Re: [PATCH] ACPI: Adjust the return value of _REV on x86
From: Matt Fleming
Date: Mon Mar 23 2015 - 08:04:57 EST
On Mon, 16 Mar, at 04:21:51PM, Jason Ekstrand wrote:
>
> A quick update on the Dell XPS 13 for those of you who are following
> this discussion but aren't aware of the XPS 13-specific discussions.
> The "problem" triggered by _REV=5 is not a *real* problem. The reason
> they special-cased it for the XPS 13 is that the sound card is
> dual-mode and can run over either HDA and I2S. Since the I2S support
> on Linux isn't great at the moment, they special-cased linux to run it
> in HDA mode which has good support. The problem is that, in the A01
> bios update where they changed this, they made a mistake that left the
> sound card in an invalid state. A one-line change to the DSDT table
> in the bios puts it into HDA mode properly and fixes both the audio
> and suspend/resume issues. They should be coming out with a bios
> update shortly to fix this.
>
> I'm not knowledgeable enough to weigh in on the philosophical issues
> here, but I thought it was worth explaining the reason for the linux
> special-casing. In the case of the new XPS 13, Dell was doing
> something useful with their special-casing, they just made a mistake.

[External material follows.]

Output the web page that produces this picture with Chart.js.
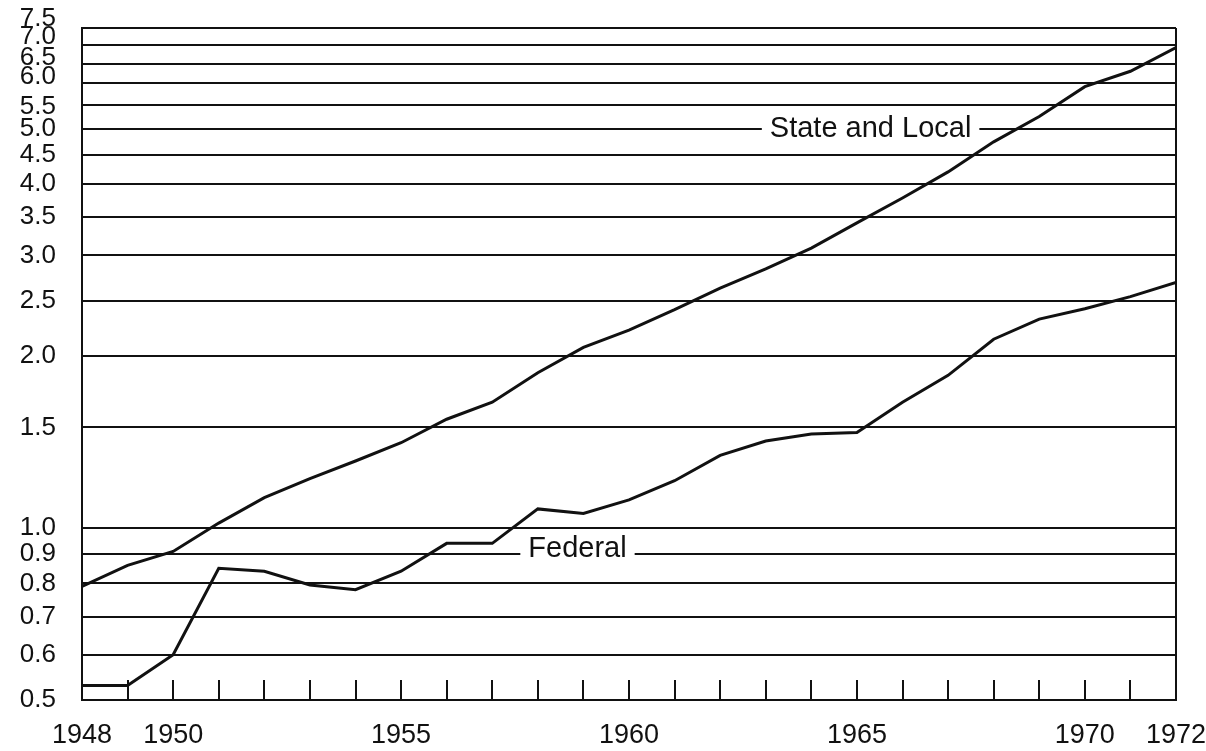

> If we did start advertising _REV=2 this would cause the laptop (with
> the fixed bios) to load the sound card in I2S mode and it would be
> less reliable.
Sadly no, Dell are not doing something useful. Their use of _REV is
entirely misguided for the same reasons using _OSI(Linux) is discouraged
in drivers/acpi/osl.c; namely that working around kernel bugs in the
BIOS is a terrible solution.
Non-Windows BIOS code paths are not validated to the same degree as
those traversed by running Windows, which is exactly why we try so hard
to emulate Windows whenever we interact with the BIOS.
The real way to fix this is to add the necessary support and bug fixes
to the kernel, exactly as Bard (Cc'd) has been doing.
P.S If Dell XPS13 owners try this patch and audio isn't magically
detected, make sure you perform *two* cold boots. There appears to be some
level of caching going where the last read _REV value is used.